Just to be sure you understand:

When "functions call functions," their local variables are stored in an area of memory known as "the stack," so named because it works like a push-down LIFO stack. When a function is entered, the stack grows. When the function returns, it shrinks. And if a function recursively calls itself, there's no confusion because each instance has its own area on the stack.

malloc() allocates memory "upon request" from a different area called "the heap," so named because it has no particular built-in organization. These areas of memory are referenced indirectly, using "pointers," which are variables whose value is understood to be a memory address.

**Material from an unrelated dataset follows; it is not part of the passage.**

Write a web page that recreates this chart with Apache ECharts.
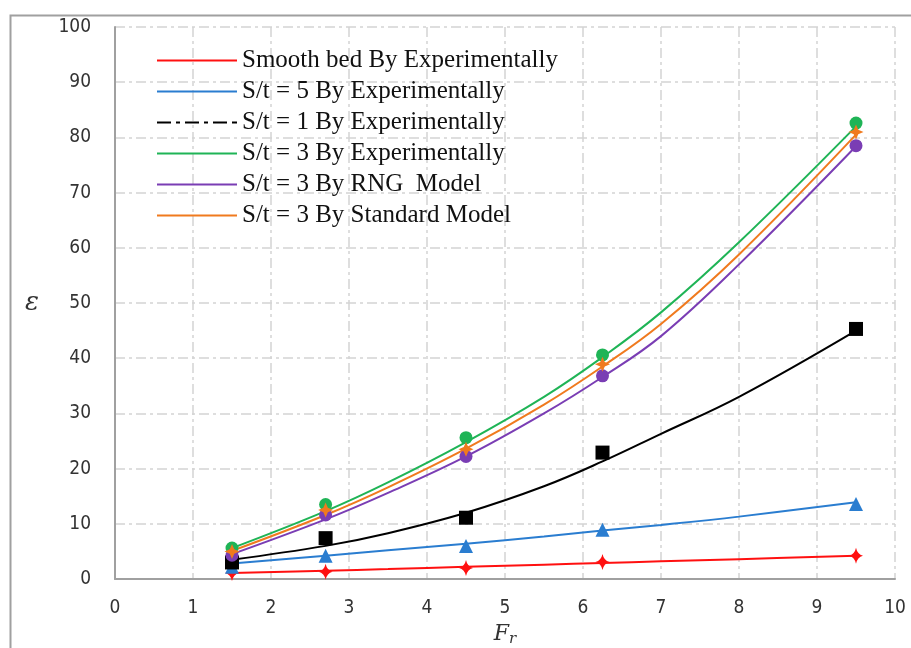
<!DOCTYPE html>
<html>
<head>
<meta charset="utf-8">
<script src="https://cdn.jsdelivr.net/npm/echarts@6/dist/echarts.min.js"></script>
<style>html,body{margin:0;padding:0;background:#fff;}#c{width:911px;height:648px;}</style>
</head>
<body>
<div id="c"></div>
<script>
// Measured points (Fr)
const xPoints = [1.5, 2.7, 4.5, 6.25, 9.5];
const smoothPts = [1.1, 1.3, 2.0, 3.1, 4.2];
const st5Pts = [2.2, 4.2, 6.0, 8.9, 13.6];
const st1Pts = [3.0, 7.4, 11.1, 22.9, 45.3];
const st3ExpPts = [5.6, 13.5, 25.6, 40.6, 82.6];
const st3StdPts = [5.0, 12.5, 23.5, 38.9, 81.0];
const st3RngPts = [4.3, 11.6, 22.2, 36.8, 78.5];

// Trend lines
const xTrend = [1.5, 2.7, 3.5, 4.5, 5.5, 6.25, 7, 8, 9.5];
const smoothTrend = [1.1, 1.5, 1.8, 2.2, 2.6, 2.9, 3.2, 3.6, 4.2];
const st5Trend = [2.8, 4.2, 5.2, 6.4, 7.7, 8.8, 9.8, 11.3, 13.9];
const st1Trend = [3.5, 6.0, 8.3, 12.0, 16.8, 21.3, 26.3, 33.0, 45.0];
const st3ExpTrend = [5.6, 12.3, 17.5, 24.8, 33.0, 40.2, 48.3, 61.0, 82.0];
const st3RngTrend = [4.5, 10.8, 15.6, 22.2, 30.0, 36.6, 44.0, 57.0, 78.4];
const st3StdTrend = [5.1, 11.6, 16.6, 23.6, 31.6, 38.5, 46.2, 58.8, 80.5];

const names = [
  'Smooth bed By Experimentally',
  'S/t = 5 By Experimentally',
  'S/t = 1 By Experimentally',
  'S/t = 3 By Experimentally',
  'S/t = 3 By RNG  Model',
  'S/t = 3 By Standard Model'
];
const xTicks = [0,1,2,3,4,5,6,7,8,9,10];
const yTicks = [0,10,20,30,40,50,60,70,80,90,100];

const colors = ['#ff1010', '#2a7dd0', '#000000', '#1fb456', '#7a3db4', '#f07a1e'];
const trends = [smoothTrend, st5Trend, st1Trend, st3ExpTrend, st3RngTrend, st3StdTrend];
const pts = [smoothPts, st5Pts, st1Pts, st3ExpPts, st3RngPts, st3StdPts];
const symbols = ['path://M0,-10 Q1.5,-2 8,0 Q1.5,2 0,10 Q-1.5,2 -8,0 Q-1.5,-2 0,-10 Z',
  'triangle', 'rect', 'circle', 'circle',
  'path://M0,-10 L3,-3 L10,0 L3,3 L0,10 L-3,3 L-10,0 L-3,-3 Z'];
const sizes = [[14,16], 14, 14, 13, 13, 15];

const zip = (xs, ys) => xs.map((x, i) => [x, ys[i]]);

const series = [];
trends.forEach((t, i) => {
  series.push({
    name: names[i], type: 'line', smooth: 0.4, symbol: 'none',
    data: zip(xTrend, t),
    lineStyle: {color: colors[i], width: 2},
    itemStyle: {color: colors[i]}, z: 2
  });
});
pts.forEach((p, i) => {
  series.push({
    name: 'pts' + i, type: 'scatter', symbol: symbols[i], symbolSize: sizes[i],
    data: zip(xPoints, p), itemStyle: {color: colors[i], opacity: 1}, z: 3
  });
});

const solidIcon = 'path://M0,0h80v2h-80z';
const dashDotIcon = 'path://M0,0h14v2h-14z M19,0h4v2h-4z M28,0h14v2h-14z M47,0h4v2h-4z M56,0h14v2h-14z M75,0h5v2h-5z';

const gridLine = {show: true, lineStyle: {color: '#d4d4d4', width: 1.5, type: [10, 4, 3, 4]}};
const labelFont = {fontFamily: 'Liberation Sans Narrow, DejaVu Sans Condensed, Liberation Sans, sans-serif', fontSize: 19, color: '#333'};

const chart = echarts.init(document.getElementById('c'));
chart.setOption({
  animation: false,
  backgroundColor: '#fff',
  grid: {left: 115, right: 16, top: 27, bottom: 69, containLabel: false, outerBoundsMode: 'none'},
  legend: {
    left: 152, top: 40, orient: 'vertical',
    itemWidth: 80, itemHeight: 2, itemGap: 0,
    textStyle: {fontFamily: 'Liberation Serif, Times New Roman, serif', fontSize: 25, color: '#111', lineHeight: 31},
    data: names.map((n, i) => ({name: n, icon: i === 2 ? dashDotIcon : solidIcon, itemStyle: {color: colors[i]}}))
  },
  xAxis: {
    type: 'value', min: 0, max: 10, interval: 1,
    axisLine: {show: true, lineStyle: {color: '#a0a0a0', width: 2}},
    axisTick: {show: false},
    axisLabel: Object.assign({margin: 20, formatter: v => xTicks.includes(v) ? String(v) : ''}, labelFont),
    splitLine: gridLine,
    name: '{f|F}{s|r}', nameLocation: 'middle', nameGap: 42,
    nameTextStyle: {rich: {
      f: {fontFamily: 'DejaVu Serif, serif', fontStyle: 'italic', fontSize: 22, color: '#333'},
      s: {fontFamily: 'DejaVu Serif, serif', fontStyle: 'italic', fontSize: 15, color: '#333', verticalAlign: 'bottom', padding: [10, 0, 0, 0]}
    }}
  },
  yAxis: {
    type: 'value', min: 0, max: 100, interval: 10,
    axisLine: {show: true, lineStyle: {color: '#a0a0a0', width: 2}},
    axisTick: {show: false},
    axisLabel: Object.assign({margin: 24, formatter: v => yTicks.includes(v) ? String(v) : ''}, labelFont),
    splitLine: gridLine,
    name: 'ε', nameLocation: 'middle', nameGap: 76, nameRotate: 0,
    nameTextStyle: {fontFamily: 'DejaVu Serif, serif', fontStyle: 'italic', fontSize: 26, color: '#333', padding: [0, 0, 8, 0]}
  },
  graphic: [{
    type: 'rect', left: 8, top: 13, silent: true, z: -1,
    shape: {width: 1000, height: 1000},
    style: {fill: 'none', stroke: '#a0a0a0', lineWidth: 2}
  }],
  series: series
});
</script>
</body>
</html>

The "C" language conveniently allows you to use "array notation" when using pointers, just as it does with local variables that are allocated on the stack.

Answer 3

int arr[n]; allocates memory on the stack. It is automatically allocated and then deallocated at the end of the block. A pointer to stack memory cannot be safely returned from a function.

Consider this.

#include <stdio.h>

char *make_array() {
    int n;  
    scanf("%d",&n);

    // Memory for `arr` is allocated on the stack.
    char arr[n];

    // And then deallocated when the function exits.
    // A good compiler and editor will warn you if you try
    // to return it.
    return arr;
}

int main() {
    // This pointer is to memory which has already been freed. Other things
    // will overwrite it.
    char *arr = make_array();

    arr[0] = 'c';
    arr[1] = '\0';

    // This could be the letter c, but it's probably gibberish.
    puts(arr);
}

If you need memory to live beyond the life of the current function, you need to allocate it on the heap with malloc and manage it yourself.

Answer 4

int n;  
scanf("\n%d ",&n);  
int arr[n];

If it works then that means you are using compiler that still interprets it as "DMA" the only difference here would be that it will get deallocated at the end of the scope but I don't think it's a good practice for C.